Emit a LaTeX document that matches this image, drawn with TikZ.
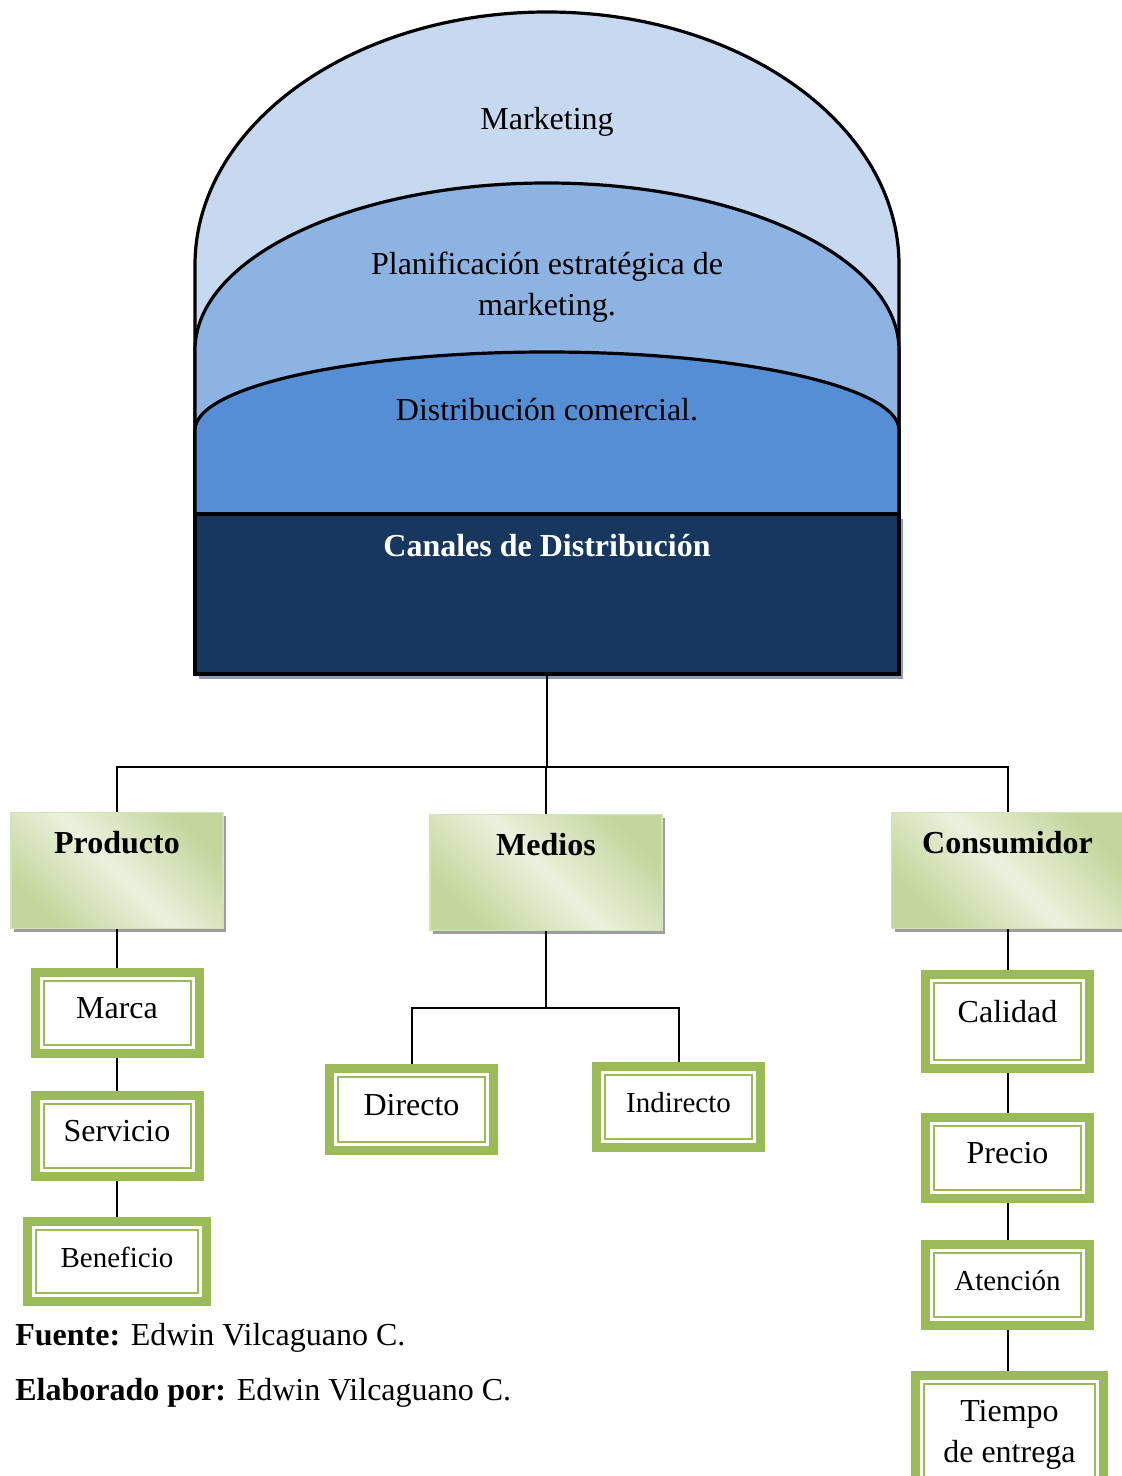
\documentclass[tikz,border=0pt]{standalone}
\usepackage{fontspec}
\setmainfont{Liberation Serif}
\usetikzlibrary{shadows}

\definecolor{mktblue}{HTML}{C6D9F1}
\definecolor{planblue}{HTML}{8DB3E2}
\definecolor{distblue}{HTML}{558ED5}
\definecolor{navy}{HTML}{17375E}
\definecolor{olive}{HTML}{9BBB59}
\definecolor{olivedark}{HTML}{C3D69B}
\definecolor{olivelight}{HTML}{EBF1DE}
\definecolor{shadowblue}{HTML}{8E9DB5}

\begin{document}
\begin{tikzpicture}[x=0.5pt, y=-0.5pt,
  dome/.style={draw=black, line width=1.6pt},
  domelabel/.style={font=\fontsize{16}{20.5}\selectfont, align=center},
  head/.style={shade, top color=olivedark, bottom color=olivedark, middle color=olivelight,
    shading angle=-45, draw=olivedark!70, line width=0.6pt, anchor=north,
    minimum width=116pt, inner ysep=0pt, text height=20.5pt, text depth=37.5pt,
    font=\bfseries\fontsize{16}{19}\selectfont,
    general shadow={shadow xshift=1.5pt, shadow yshift=-1.5pt, fill=black!38}},
  dblbox/.style={draw=olive, line width=4.5pt, fill=white, inner sep=0pt,
    minimum width=82pt, minimum height=40.5pt, font=\fontsize{16}{20.5}\selectfont,
    path picture={\draw[olive, line width=1pt]
      ([xshift=4.25pt, yshift=-4.25pt]path picture bounding box.north west) rectangle
      ([xshift=-4.25pt, yshift=4.25pt]path picture bounding box.south east);}},
  dbl/.style={dblbox, text height=1.5ex, text depth=.25ex},
  link/.style={draw=black, line width=1pt}]

  \useasboundingbox (0,0) rectangle (1122,1476);
  \clip (0,0) rectangle (1122,1476);

  % Nested domes
  \fill[mktblue] (195,512) -- (195,265) arc[start angle=180, end angle=0, x radius=176pt, y radius=126.5pt] -- (899,512) -- cycle;
  \draw[dome] (195,512) -- (195,265) arc[start angle=180, end angle=0, x radius=176pt, y radius=126.5pt] -- (899,512);
  \fill[planblue] (195,512) -- (195,350) arc[start angle=180, end angle=0, x radius=176pt, y radius=83.5pt] -- (899,512) -- cycle;
  \draw[dome] (195,512) -- (195,350) arc[start angle=180, end angle=0, x radius=176pt, y radius=83.5pt] -- (899,512);
  \fill[distblue] (195,512) -- (195,430) arc[start angle=180, end angle=0, x radius=176pt, y radius=39pt] -- (899,512) -- cycle;
  \draw[dome] (195,512) -- (195,430) arc[start angle=180, end angle=0, x radius=176pt, y radius=39pt] -- (899,512);

  \node[domelabel, anchor=base] (mkt) at (547,130) {Marketing};
  \node[domelabel] (plan) at (547,287) {Planificación estratégica de\\marketing.};
  \node[domelabel, anchor=base] (dist) at (547,420) {Distribución comercial.};

  % Main box
  \node[draw=black, line width=2.2pt, fill=navy, text=white, anchor=north,
    minimum width=352pt, inner ysep=0pt, text height=21pt, text depth=59pt,
    font=\bfseries\fontsize{16}{19}\selectfont,
    general shadow={shadow xshift=2pt, shadow yshift=-2.5pt, fill=shadowblue}]
    (canales) at (547,512) {Canales de Distribución};

  % First level
  \node[head, minimum width=106pt] (producto) at (117,812) {Producto};
  \node[head] (medios) at (546,814) {Medios};
  \node[head] (consumidor) at (1007.5,812) {Consumidor};

  \coordinate (bus) at (546,767);
  \draw[link] (canales.south) -- (canales.south |- bus);
  \draw[link] (producto.north) |- (consumidor.north |- bus) -- (consumidor.north);
  \draw[link] (medios.north) -- (medios.north |- bus);

  % Producto
  \node[dbl] (marca) at (117,1013) {Marca};
  \node[dbl] (servicio) at (117,1136) {Servicio};
  \node[dbl, minimum width=89.5pt, minimum height=40pt, font=\fontsize{14.5}{18}\selectfont] (beneficio) at (117,1261.5) {Beneficio};
  \draw[link] (producto) -- (marca) -- (servicio) -- (beneficio);

  % Medios
  \node[dbl, minimum height=41pt] (directo) at (411.5,1109.5) {Directo};
  \node[dbl, font=\fontsize{14.5}{18}\selectfont] (indirecto) at (678.5,1107) {Indirecto};
  \coordinate (mbus) at (546,1008);
  \draw[link] (medios) -- (mbus);
  \draw[link] (directo.north) |- (mbus) -| (indirecto.north);

  % Consumidor
  \node[dbl, minimum height=47pt, text depth=1.3ex] (calidad) at (1007.5,1021.5) {Calidad};
  \node[dbl] (precio) at (1007.5,1158) {Precio};
  \node[dbl, font=\fontsize{14.5}{18}\selectfont] (atencion) at (1007.5,1285) {Atención};
  \node[dblbox, align=center, anchor=north, minimum width=94pt, minimum height=60pt] (tiempo) at (1009.5,1370.5) {Tiempo\\de entrega};
  \draw[link] (consumidor) -- (calidad) -- (precio) -- (atencion) -- (atencion |- tiempo.north);

  % Footer
  \node[anchor=base west, inner sep=0pt, font=\fontsize{16}{19}\selectfont] (fuente) at (15,1345) {\textbf{Fuente:} Edwin Vilcaguano C.};
  \node[anchor=base west, inner sep=0pt, font=\fontsize{16}{19}\selectfont] (elaborado) at (15,1400) {\textbf{Elaborado por:} Edwin Vilcaguano C.};
\end{tikzpicture}
\end{document}
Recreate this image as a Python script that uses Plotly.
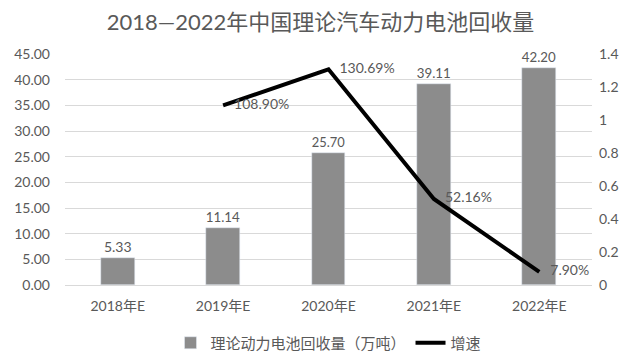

#### AIM
Print all of the entries word for word. Omit the pictures they contain.

#### EXPECTED OUTPUT
Emit a LaTeX document that matches this image, drawn with TikZ.
\documentclass[tikz,border=0pt]{standalone}
\usepackage{fontspec}
\setmainfont{Liberation Serif}
\usetikzlibrary{shadows}

\definecolor{mktblue}{HTML}{C6D9F1}
\definecolor{planblue}{HTML}{8DB3E2}
\definecolor{distblue}{HTML}{558ED5}
\definecolor{navy}{HTML}{17375E}
\definecolor{olive}{HTML}{9BBB59}
\definecolor{olivedark}{HTML}{C3D69B}
\definecolor{olivelight}{HTML}{EBF1DE}
\definecolor{shadowblue}{HTML}{8E9DB5}

\begin{document}
\begin{tikzpicture}[x=0.5pt, y=-0.5pt,
  dome/.style={draw=black, line width=1.6pt},
  domelabel/.style={font=\fontsize{16}{20.5}\selectfont, align=center},
  head/.style={shade, top color=olivedark, bottom color=olivedark, middle color=olivelight,
    shading angle=-45, draw=olivedark!70, line width=0.6pt, anchor=north,
    minimum width=116pt, inner ysep=0pt, text height=20.5pt, text depth=37.5pt,
    font=\bfseries\fontsize{16}{19}\selectfont,
    general shadow={shadow xshift=1.5pt, shadow yshift=-1.5pt, fill=black!38}},
  dblbox/.style={draw=olive, line width=4.5pt, fill=white, inner sep=0pt,
    minimum width=82pt, minimum height=40.5pt, font=\fontsize{16}{20.5}\selectfont,
    path picture={\draw[olive, line width=1pt]
      ([xshift=4.25pt, yshift=-4.25pt]path picture bounding box.north west) rectangle
      ([xshift=-4.25pt, yshift=4.25pt]path picture bounding box.south east);}},
  dbl/.style={dblbox, text height=1.5ex, text depth=.25ex},
  link/.style={draw=black, line width=1pt}]

  \useasboundingbox (0,0) rectangle (1122,1476);
  \clip (0,0) rectangle (1122,1476);

  % Nested domes
  \fill[mktblue] (195,512) -- (195,265) arc[start angle=180, end angle=0, x radius=176pt, y radius=126.5pt] -- (899,512) -- cycle;
  \draw[dome] (195,512) -- (195,265) arc[start angle=180, end angle=0, x radius=176pt, y radius=126.5pt] -- (899,512);
  \fill[planblue] (195,512) -- (195,350) arc[start angle=180, end angle=0, x radius=176pt, y radius=83.5pt] -- (899,512) -- cycle;
  \draw[dome] (195,512) -- (195,350) arc[start angle=180, end angle=0, x radius=176pt, y radius=83.5pt] -- (899,512);
  \fill[distblue] (195,512) -- (195,430) arc[start angle=180, end angle=0, x radius=176pt, y radius=39pt] -- (899,512) -- cycle;
  \draw[dome] (195,512) -- (195,430) arc[start angle=180, end angle=0, x radius=176pt, y radius=39pt] -- (899,512);

  \node[domelabel, anchor=base] (mkt) at (547,130) {Marketing};
  \node[domelabel] (plan) at (547,287) {Planificación estratégica de\\marketing.};
  \node[domelabel, anchor=base] (dist) at (547,420) {Distribución comercial.};

  % Main box
  \node[draw=black, line width=2.2pt, fill=navy, text=white, anchor=north,
    minimum width=352pt, inner ysep=0pt, text height=21pt, text depth=59pt,
    font=\bfseries\fontsize{16}{19}\selectfont,
    general shadow={shadow xshift=2pt, shadow yshift=-2.5pt, fill=shadowblue}]
    (canales) at (547,512) {Canales de Distribución};

  % First level
  \node[head, minimum width=106pt] (producto) at (117,812) {Producto};
  \node[head] (medios) at (546,814) {Medios};
  \node[head] (consumidor) at (1007.5,812) {Consumidor};

  \coordinate (bus) at (546,767);
  \draw[link] (canales.south) -- (canales.south |- bus);
  \draw[link] (producto.north) |- (consumidor.north |- bus) -- (consumidor.north);
  \draw[link] (medios.north) -- (medios.north |- bus);

  % Producto
  \node[dbl] (marca) at (117,1013) {Marca};
  \node[dbl] (servicio) at (117,1136) {Servicio};
  \node[dbl, minimum width=89.5pt, minimum height=40pt, font=\fontsize{14.5}{18}\selectfont] (beneficio) at (117,1261.5) {Beneficio};
  \draw[link] (producto) -- (marca) -- (servicio) -- (beneficio);

  % Medios
  \node[dbl, minimum height=41pt] (directo) at (411.5,1109.5) {Directo};
  \node[dbl, font=\fontsize{14.5}{18}\selectfont] (indirecto) at (678.5,1107) {Indirecto};
  \coordinate (mbus) at (546,1008);
  \draw[link] (medios) -- (mbus);
  \draw[link] (directo.north) |- (mbus) -| (indirecto.north);

  % Consumidor
  \node[dbl, minimum height=47pt, text depth=1.3ex] (calidad) at (1007.5,1021.5) {Calidad};
  \node[dbl] (precio) at (1007.5,1158) {Precio};
  \node[dbl, font=\fontsize{14.5}{18}\selectfont] (atencion) at (1007.5,1285) {Atención};
  \node[dblbox, align=center, anchor=north, minimum width=94pt, minimum height=60pt] (tiempo) at (1009.5,1370.5) {Tiempo\\de entrega};
  \draw[link] (consumidor) -- (calidad) -- (precio) -- (atencion) -- (atencion |- tiempo.north);

  % Footer
  \node[anchor=base west, inner sep=0pt, font=\fontsize{16}{19}\selectfont] (fuente) at (15,1345) {\textbf{Fuente:} Edwin Vilcaguano C.};
  \node[anchor=base west, inner sep=0pt, font=\fontsize{16}{19}\selectfont] (elaborado) at (15,1400) {\textbf{Elaborado por:} Edwin Vilcaguano C.};
\end{tikzpicture}
\end{document}
Recreate this image as a Python script that uses Plotly.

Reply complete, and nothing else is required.